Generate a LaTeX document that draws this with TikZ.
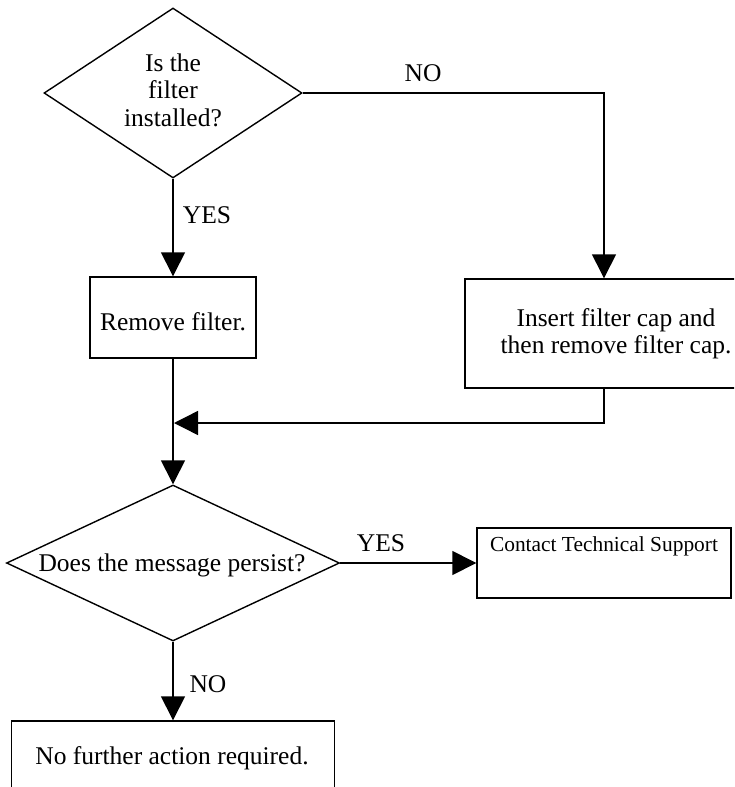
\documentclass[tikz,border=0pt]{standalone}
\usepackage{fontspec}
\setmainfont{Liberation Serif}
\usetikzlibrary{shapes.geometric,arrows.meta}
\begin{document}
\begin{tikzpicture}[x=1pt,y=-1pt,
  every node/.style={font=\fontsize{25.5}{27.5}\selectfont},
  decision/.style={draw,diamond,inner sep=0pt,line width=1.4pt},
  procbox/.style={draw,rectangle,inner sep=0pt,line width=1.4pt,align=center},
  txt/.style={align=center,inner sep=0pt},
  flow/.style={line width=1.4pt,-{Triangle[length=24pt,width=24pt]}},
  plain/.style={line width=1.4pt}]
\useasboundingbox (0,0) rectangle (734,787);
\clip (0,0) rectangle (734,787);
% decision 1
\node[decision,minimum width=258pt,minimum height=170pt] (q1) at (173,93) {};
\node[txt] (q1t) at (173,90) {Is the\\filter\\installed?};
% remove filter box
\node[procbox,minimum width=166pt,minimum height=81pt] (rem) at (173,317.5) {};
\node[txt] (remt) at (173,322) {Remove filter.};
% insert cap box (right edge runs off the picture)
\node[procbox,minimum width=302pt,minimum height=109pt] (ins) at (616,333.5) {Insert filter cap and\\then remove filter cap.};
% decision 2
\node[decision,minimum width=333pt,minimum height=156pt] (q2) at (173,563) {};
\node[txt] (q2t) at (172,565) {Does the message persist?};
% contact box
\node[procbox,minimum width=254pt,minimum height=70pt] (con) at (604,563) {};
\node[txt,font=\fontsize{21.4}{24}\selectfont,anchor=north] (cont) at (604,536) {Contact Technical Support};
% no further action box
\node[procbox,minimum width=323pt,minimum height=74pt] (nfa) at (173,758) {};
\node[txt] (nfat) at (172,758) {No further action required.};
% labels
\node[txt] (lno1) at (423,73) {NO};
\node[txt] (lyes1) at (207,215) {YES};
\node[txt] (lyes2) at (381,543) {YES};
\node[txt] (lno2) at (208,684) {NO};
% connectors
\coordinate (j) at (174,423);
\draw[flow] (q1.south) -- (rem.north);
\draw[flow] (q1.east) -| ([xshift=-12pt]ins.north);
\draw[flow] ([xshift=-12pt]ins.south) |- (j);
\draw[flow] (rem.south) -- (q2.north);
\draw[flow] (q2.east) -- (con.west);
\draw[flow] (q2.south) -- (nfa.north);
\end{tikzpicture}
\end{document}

··········

* Directions: The data should be printed again unchanged; leave its pictures out.

* Answer to the problem:
Generate a LaTeX document that draws this with TikZ.
\documentclass[tikz,border=0pt]{standalone}
\usepackage{fontspec}
\setmainfont{Liberation Serif}
\usetikzlibrary{shapes.geometric,arrows.meta}
\begin{document}
\begin{tikzpicture}[x=1pt,y=-1pt,
  every node/.style={font=\fontsize{25.5}{27.5}\selectfont},
  decision/.style={draw,diamond,inner sep=0pt,line width=1.4pt},
  procbox/.style={draw,rectangle,inner sep=0pt,line width=1.4pt,align=center},
  txt/.style={align=center,inner sep=0pt},
  flow/.style={line width=1.4pt,-{Triangle[length=24pt,width=24pt]}},
  plain/.style={line width=1.4pt}]
\useasboundingbox (0,0) rectangle (734,787);
\clip (0,0) rectangle (734,787);
% decision 1
\node[decision,minimum width=258pt,minimum height=170pt] (q1) at (173,93) {};
\node[txt] (q1t) at (173,90) {Is the\\filter\\installed?};
% remove filter box
\node[procbox,minimum width=166pt,minimum height=81pt] (rem) at (173,317.5) {};
\node[txt] (remt) at (173,322) {Remove filter.};
% insert cap box (right edge runs off the picture)
\node[procbox,minimum width=302pt,minimum height=109pt] (ins) at (616,333.5) {Insert filter cap and\\then remove filter cap.};
% decision 2
\node[decision,minimum width=333pt,minimum height=156pt] (q2) at (173,563) {};
\node[txt] (q2t) at (172,565) {Does the message persist?};
% contact box
\node[procbox,minimum width=254pt,minimum height=70pt] (con) at (604,563) {};
\node[txt,font=\fontsize{21.4}{24}\selectfont,anchor=north] (cont) at (604,536) {Contact Technical Support};
% no further action box
\node[procbox,minimum width=323pt,minimum height=74pt] (nfa) at (173,758) {};
\node[txt] (nfat) at (172,758) {No further action required.};
% labels
\node[txt] (lno1) at (423,73) {NO};
\node[txt] (lyes1) at (207,215) {YES};
\node[txt] (lyes2) at (381,543) {YES};
\node[txt] (lno2) at (208,684) {NO};
% connectors
\coordinate (j) at (174,423);
\draw[flow] (q1.south) -- (rem.north);
\draw[flow] (q1.east) -| ([xshift=-12pt]ins.north);
\draw[flow] ([xshift=-12pt]ins.south) |- (j);
\draw[flow] (rem.south) -- (q2.north);
\draw[flow] (q2.east) -- (con.west);
\draw[flow] (q2.south) -- (nfa.north);
\end{tikzpicture}
\end{document}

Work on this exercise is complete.